Lo stile di ripresa in Trastwest
Ivano De Matteo ci aveva già mostrato qualcosa di simile, nello stesso ambiente, in Biancalisto: un corto in cui si cerca un elisir, inesistente, di felicità. Già lì abbiamo conosciuto il rallentatore, lo sventolio di mani in saluto e le bocche protese in baci, dei personaggi. Trastwest ce li ripropone insieme a un altro elemento ricorrente: l’uso del cellulare per girare. Anche Trastwest è girato con un iPhone e montato con il software del produttore del cellulare. Vediamo quindi spesso immagini poco nitide, non perfette. Ma è il linguaggio dell’autore di questi film. Di nuovo non conta la precisione dell’immagine, ma quello che essa ci trasmette di chi viene ritratto in quelle inquadrature sporche e imprecise. Non contano i mezzi tecnici quali crane, dolly e altro: bastano le spalle di un collega di set per alzare il punto di vista.
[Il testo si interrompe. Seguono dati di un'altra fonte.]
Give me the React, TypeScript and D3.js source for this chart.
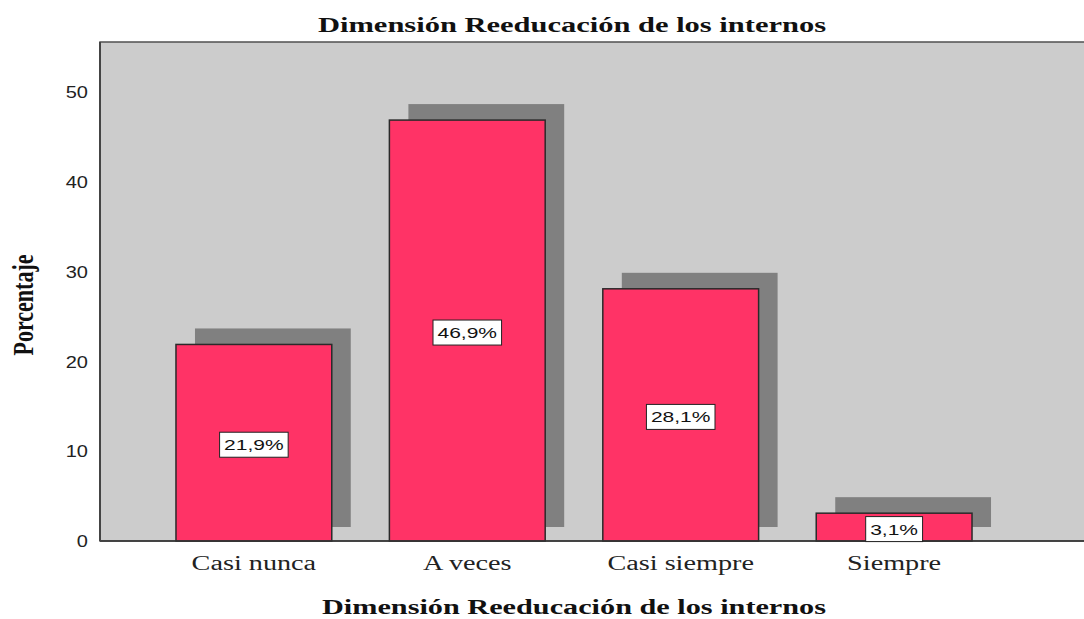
import React, { useEffect, useRef } from "react";
import * as d3 from "d3";

const categories = ["Casi nunca", "A veces", "Casi siempre", "Siempre"];
const percentages = [21.9, 46.9, 28.1, 3.1];
const valueLabels = ["21,9%", "46,9%", "28,1%", "3,1%"];
const yTicks = [0, 10, 20, 30, 40, 50];
const titleText = "Dimensión Reeducación de los internos";
const xAxisTitle = "Dimensión Reeducación de los internos";
const yAxisTitle = "Porcentaje";

const W = 1084;
const H = 619;

export default function App() {
  const ref = useRef<SVGSVGElement | null>(null);

  useEffect(() => {
    const svg = d3.select(ref.current);
    svg.selectAll("*").remove();

    const left = 100, top = 42, bottom = 541;
    const x = d3.scaleBand<string>().domain(categories).range([100, 1048]).paddingInner(0.27).paddingOuter(0.356);
    const y = d3.scaleLinear().domain([0, 55.6]).range([bottom, top]);

    const fit = (sel: any, factor: number, target?: number) => {
      sel.each(function (this: SVGTextElement) {
        const w = this.getComputedTextLength();
        const tw = target ?? w * factor;
        d3.select(this).attr("textLength", tw).attr("lengthAdjust", "spacingAndGlyphs");
      });
    };

    // plot background
    svg.append("rect").attr("x", left).attr("y", top).attr("width", W - left + 5).attr("height", bottom - top)
      .attr("fill", "#cccccc").attr("stroke", "#505050").attr("stroke-width", 1.5);

    const g = svg.append("g");
    // shadows
    g.selectAll("rect.shadow").data(categories).enter().append("rect")
      .attr("x", (d) => (x(d) as number) + 19)
      .attr("y", (d, i) => y(percentages[i]) - 16)
      .attr("width", x.bandwidth())
      .attr("height", (d, i) => y(0) - 14 - (y(percentages[i]) - 16))
      .attr("fill", "#808080");
    // bars
    g.selectAll("rect.bar").data(categories).enter().append("rect")
      .attr("x", (d) => x(d) as number)
      .attr("y", (d, i) => y(percentages[i]))
      .attr("width", x.bandwidth())
      .attr("height", (d, i) => y(0) - y(percentages[i]))
      .attr("fill", "#ff3366").attr("stroke", "#2a2a2a").attr("stroke-width", 1.5);

    // axis lines
    svg.append("line").attr("x1", left).attr("x2", W).attr("y1", bottom).attr("y2", bottom).attr("stroke", "#333").attr("stroke-width", 1.5);
    svg.append("line").attr("x1", left).attr("x2", left).attr("y1", top).attr("y2", bottom).attr("stroke", "#444").attr("stroke-width", 2);

    // bar labels
    categories.forEach((c, i) => {
      const cx = (x(c) as number) + x.bandwidth() / 2;
      const cy = (y(0) + y(percentages[i])) / 2 + 2;
      const lg = svg.append("g");
      const r = lg.append("rect");
      const t = lg.append("text").attr("x", cx).attr("y", cy + 5.5).attr("text-anchor", "middle")
        .attr("font-family", "Liberation Sans, Arial, sans-serif").attr("font-size", 15).attr("fill", "#111")
        .text(valueLabels[i]);
      const natural = (t.node() as SVGTextElement).getComputedTextLength();
      const tw = natural * 1.4;
      t.attr("textLength", tw).attr("lengthAdjust", "spacingAndGlyphs");
      r.attr("x", cx - tw / 2 - 4.5).attr("y", cy - 12.5).attr("width", tw + 9).attr("height", 25)
        .attr("fill", "#ffffff").attr("stroke", "#222").attr("stroke-width", 1);
    });

    // y tick labels
    const tk = svg.append("g").selectAll("text").data(yTicks).enter().append("text")
      .attr("x", 88).attr("y", (d) => y(d) + 6).attr("text-anchor", "end")
      .attr("font-family", "Liberation Sans, Arial, sans-serif").attr("font-size", 16).attr("fill", "#222")
      .text((d) => String(d));
    fit(tk, 1.25);

    // category labels
    const cl = svg.append("g").selectAll("text").data(categories).enter().append("text")
      .attr("x", (d) => (x(d) as number) + x.bandwidth() / 2).attr("y", 570).attr("text-anchor", "middle")
      .attr("font-family", "Liberation Serif, Times New Roman, serif").attr("font-size", 20).attr("fill", "#222")
      .text((d) => d);
    fit(cl, 1.41);

    // title
    const tt = svg.append("text").attr("x", 572).attr("y", 32).attr("text-anchor", "middle")
      .attr("font-family", "Liberation Serif, Times New Roman, serif").attr("font-weight", "bold").attr("font-size", 20)
      .attr("fill", "#111").text(titleText);
    fit(tt, 1, 508);

    const xt = svg.append("text").attr("x", 574).attr("y", 614).attr("text-anchor", "middle")
      .attr("font-family", "Liberation Serif, Times New Roman, serif").attr("font-weight", "bold").attr("font-size", 20)
      .attr("fill", "#111").text(xAxisTitle);
    fit(xt, 1, 504);

    svg.append("text").attr("transform", "translate(33,305) scale(1.3,1) rotate(-90)").attr("text-anchor", "middle")
      .attr("font-family", "Liberation Serif, Times New Roman, serif").attr("font-weight", "bold").attr("font-size", 22)
      .attr("fill", "#111").text(yAxisTitle);
  }, []);

  return (
    <svg ref={ref} width={W} height={H} style={{ position: "absolute", left: 0, top: 0, background: "#ffffff" }} />
  );
}
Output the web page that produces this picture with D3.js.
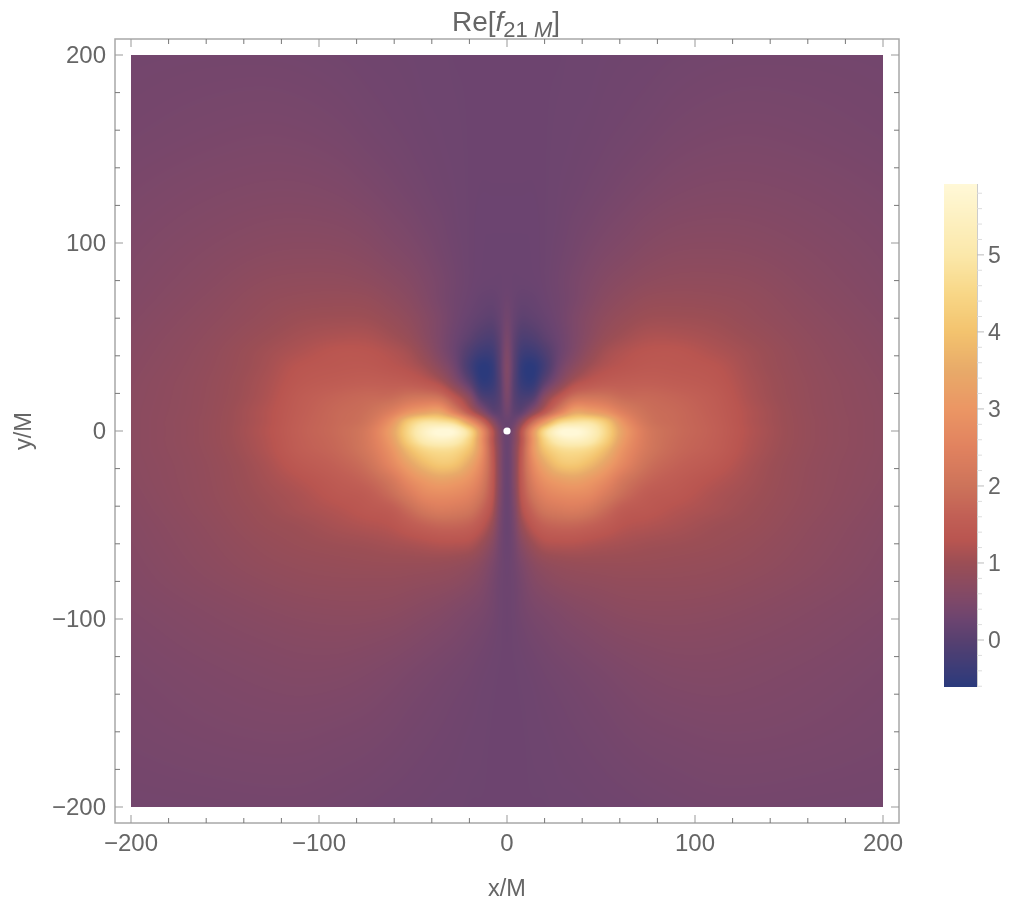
<!DOCTYPE html>
<html><head><meta charset="utf-8">
<script src="https://cdn.jsdelivr.net/npm/d3@7"></script>
<style>
html,body{margin:0;padding:0;background:#fff;width:1030px;height:910px;overflow:hidden}
#wrap{position:relative;width:1030px;height:910px}
canvas,svg{position:absolute;left:0;top:0}
text{font-family:"Liberation Sans",Arial,sans-serif;fill:#666}
</style></head><body><div id="wrap"><canvas id="c" width="1030" height="910"></canvas><svg id="s" width="1030" height="910"></svg></div>
<script>
const xLabel = "x/M", yLabel = "y/M";
const majorTicks = [-200,-100,0,100,200];
const barTicks = [0,1,2,3,4,5];
const gridAbsX = [0,4,8,14,20,28,36,44,52,62,75,90,110,130,160,200];
const gridY = [200,160,130,110,95,80,70,60,50,42,34,26,18,10,5,0,-5,-10,-18,-26,-34,-42,-50,-60,-70,-80,-95,-110,-130,-160,-200];
// field values for x >= 0; the field is mirror-symmetric about x = 0
const fieldRight = [
[.28,.28,.28,.28,.28,.28,.29,.29,.3,.31,.32,.34,.36,.37,.37,.36],
[.28,.28,.28,.28,.28,.29,.3,.31,.33,.35,.38,.42,.45,.46,.44,.4],
[.27,.27,.27,.27,.28,.3,.32,.35,.38,.42,.47,.52,.55,.55,.52,.46],
[.26,.26,.26,.26,.28,.31,.36,.4,.45,.5,.57,.62,.64,.63,.58,.5],
[.25,.25,.25,.26,.28,.33,.39,.46,.52,.58,.66,.71,.72,.7,.63,.53],
[.25,.24,.24,.25,.28,.35,.44,.53,.62,.7,.78,.82,.82,.79,.68,.56],
[.28,.22,.18,.2,.26,.34,.45,.58,.7,.8,.9,.92,.9,.85,.72,.58],
[.34,.18,.08,.12,.2,.33,.5,.66,.8,.92,1.02,1.03,1.0,.9,.76,.61],
[.42,.1,-.12,-.08,.08,.28,.5,.72,.92,1.06,1.18,1.18,1.1,.98,.8,.64],
[.5,.04,-.32,-.34,-.12,.25,.55,.85,1.08,1.22,1.33,1.34,1.2,1.05,.83,.66],
[.55,0,-.5,-.6,-.25,.35,.75,1.05,1.22,1.33,1.42,1.4,1.32,1.08,.85,.68],
[.52,-.04,-.45,-.5,.05,.65,1.15,1.38,1.5,1.55,1.58,1.52,1.4,1.12,.87,.7],
[.45,0,-.2,-.05,.7,1.4,2.0,2.1,2.05,1.85,1.8,1.7,1.5,1.15,.88,.71],
[.32,.1,.15,.75,1.45,2.5,3.4,3.3,3.0,2.4,1.95,1.8,1.55,1.2,.89,.72],
[.22,.3,.8,1.9,3.0,4.4,4.8,4.8,4.2,2.9,2.05,1.82,1.58,1.2,.9,.72],
[.22,.55,1.4,3.0,4.6,5.8,5.95,5.5,4.6,3.2,2.2,1.85,1.6,1.22,.9,.72],
[.22,.6,1.4,3.0,4.4,5.3,5.5,5.2,4.4,3.1,2.2,1.82,1.58,1.2,.9,.72],
[.22,.65,1.5,3.0,4.0,4.6,4.7,4.5,3.9,2.9,2.15,1.78,1.55,1.18,.89,.72],
[.22,.65,1.55,2.7,3.4,4.0,4.1,3.8,3.3,2.6,1.95,1.65,1.42,1.12,.87,.71],
[.22,.65,1.5,2.4,2.9,3.2,3.3,3.1,2.75,2.15,1.72,1.5,1.27,1.08,.86,.7],
[.22,.6,1.4,2.1,2.5,2.7,2.75,2.65,2.3,1.85,1.5,1.38,1.17,1.04,.85,.68],
[.22,.52,1.2,1.75,2.1,2.25,2.3,2.15,1.85,1.5,1.38,1.24,1.12,1.0,.83,.66],
[.22,.45,.95,1.4,1.65,1.75,1.75,1.65,1.5,1.3,1.22,1.14,1.03,.96,.8,.64],
[.24,.38,.68,1.0,1.2,1.25,1.25,1.2,1.15,1.1,1.05,1.02,.97,.9,.77,.62],
[.26,.34,.5,.72,.85,.92,.95,.96,.96,.96,.95,.93,.9,.85,.74,.6],
[.27,.31,.42,.58,.68,.76,.8,.82,.84,.86,.86,.86,.84,.79,.7,.58],
[.27,.3,.37,.45,.5,.56,.62,.66,.7,.74,.76,.76,.74,.7,.63,.54],
[.27,.29,.32,.37,.41,.46,.5,.54,.58,.62,.65,.67,.66,.63,.58,.5],
[.28,.28,.29,.31,.34,.37,.4,.43,.46,.5,.54,.57,.58,.56,.52,.46],
[.28,.28,.28,.29,.3,.32,.34,.36,.38,.41,.44,.46,.48,.48,.46,.42],
[.28,.28,.28,.28,.28,.29,.29,.3,.31,.32,.34,.36,.38,.38,.37,.36]];
const colorStops = [-0.61,0,.25,.5,.75,1,1.3,1.6,2,2.5,3,3.5,4,4.5,5,5.92];
const colorValues = ["#2b3a7c","#574070","#6b4470","#7d4869","#8c4b5f","#9b4e55","#b95550","#c15f55","#cd735a","#e1825f","#eb9664","#e8aa69","#f3c36e","#f8d787","#fbe8aa","#fff8d7"];

const x = d3.scaleLinear().domain([-200,200]).range([131,883]);
const y = d3.scaleLinear().domain([-200,200]).range([807,55]);
const color = d3.scaleLinear().domain(colorStops).range(colorValues).clamp(true);
const barY = d3.scaleLinear().domain([-0.61,5.92]).range([687,184]);

const gridX = gridAbsX.slice(1).reverse().map(d=>-d).concat(gridAbsX);
const rows = fieldRight.map(r=>r.slice(1).reverse().concat(r));

// Cubic Hermite shading between the grid samples
function tangents(xs,v){return v.map((_,i)=>{
  const a=Math.max(i-1,0),b=Math.min(i+1,v.length-1);
  return (v[b]-v[a])/(xs[b]-xs[a]);});}
function hermite(xs,v,m,t){
  let i=Math.min(d3.bisectRight(xs,t)-1,xs.length-2); if(i<0)i=0;
  const h=xs[i+1]-xs[i],s=(t-xs[i])/h,s2=s*s,s3=s2*s;
  return (2*s3-3*s2+1)*v[i]+(s3-2*s2+s)*h*m[i]+(-2*s3+3*s2)*v[i+1]+(s3-s2)*h*m[i+1];
}
const ctx=document.getElementById("c").getContext("2d");
const x0=Math.round(x.range()[0]),x1=Math.round(x.range()[1]),y0=Math.round(y.range()[1]),y1=Math.round(y.range()[0]);
const w=x1-x0,h=y1-y0;
const yAsc=gridY.slice().reverse();
const rowsAsc=rows.slice().reverse();
const img=ctx.createImageData(w,h);
const rowTangents=rowsAsc.map(r=>tangents(gridX,r));
for(let i=0;i<w;i++){
  const dx=x.invert(x0+i+.5);
  const col=rowsAsc.map((r,k)=>hermite(gridX,r,rowTangents[k],dx));
  const m=tangents(yAsc,col);
  for(let j=0;j<h;j++){
    const v=hermite(yAsc,col,m,y.invert(y0+j+.5));
    const c=d3.rgb(color(v));
    const k=(j*w+i)*4;
    img.data[k]=c.r;img.data[k+1]=c.g;img.data[k+2]=c.b;img.data[k+3]=255;
  }
}
ctx.putImageData(img,x0,y0);
// colour bar
d3.range(184,687).forEach(py=>{ctx.fillStyle=color(barY.invert(py+.5));ctx.fillRect(944,py,33,1);});

const svg=d3.select("#s");
const minorT=d3.range(-200,201,20);
const frame={l:115,r:899,t:39,b:823};
const g=svg.append("g").attr("fill","none");
g.append("rect").attr("x",frame.l).attr("y",frame.t).attr("width",frame.r-frame.l).attr("height",frame.b-frame.t)
 .attr("stroke","#a8a8a8").attr("stroke-width",1.5);
minorT.forEach(v=>{
  const maj=majorTicks.includes(v),col=maj?"#999":"#777",L=maj?8:5;
  [[x(v),frame.b,x(v),frame.b-L],[x(v),frame.t,x(v),frame.t+L],[frame.l,y(v),frame.l+L,y(v)],[frame.r,y(v),frame.r-L,y(v)]].forEach(a=>{
    g.append("line").attr("x1",a[0]).attr("y1",a[1]).attr("x2",a[2]).attr("y2",a[3]).attr("stroke",col).attr("stroke-width",1);
  });
});
const fmt=v=>(v<0?"\u2212":"")+Math.abs(v);
svg.selectAll(".xl").data(majorTicks).join("text").attr("x",d=>x(d)).attr("y",851).attr("text-anchor","middle").attr("font-size",24).text(fmt);
svg.selectAll(".yl").data(majorTicks).join("text").attr("x",106).attr("y",d=>y(d)+8).attr("text-anchor","end").attr("font-size",24).text(fmt);
svg.append("text").attr("x",507).attr("y",896).attr("text-anchor","middle").attr("font-size",23.5).text(xLabel);
svg.append("text").attr("transform","translate(31,431) rotate(-90)").attr("text-anchor","middle").attr("font-size",23.5).text(yLabel);
const t=svg.append("text").attr("x",506).attr("y",31).attr("text-anchor","middle").attr("font-size",28);
t.append("tspan").text("Re[");
t.append("tspan").attr("font-style","italic").text("f");
t.append("tspan").attr("font-size",22).attr("dy",5.5).text("21 ");
t.append("tspan").attr("font-size",22).attr("font-style","italic").text("M");
t.append("tspan").attr("dy",-5.5).text("]");
svg.append("circle").attr("cx",x(0)).attr("cy",y(0)).attr("r",3.6).attr("fill","#fff");
const bg=svg.append("g");
bg.append("line").attr("x1",977.5).attr("x2",977.5).attr("y1",184).attr("y2",687).attr("stroke","#ccc");
d3.range(-0.6,5.81,0.2).forEach(v=>{
  const maj=Math.abs(v-Math.round(v))<.01;
  bg.append("line").attr("x1",977).attr("x2",maj?984:982).attr("y1",barY(v)).attr("y2",barY(v)).attr("stroke",maj?"#bbb":"#ddd");
});
bg.selectAll("text").data(barTicks).join("text").attr("x",988).attr("y",d=>barY(d)+8).attr("font-size",23).text(d=>d);
</script></body></html>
Infine la musica, sulla quale c’è da dire poco, perché, i crediti parlano da sé: Trastwest di Giovannelly con Francesco Cerasi a basso, batteria e armonica, Alessandro Giovannelli a chitarra e synth, Piergiorgio Nardis alla tromba; altri brani, concessi dalla famiglia, estratti dalla colonna sonora originale del film Per un pugno di dollari, di Ennio Morricone.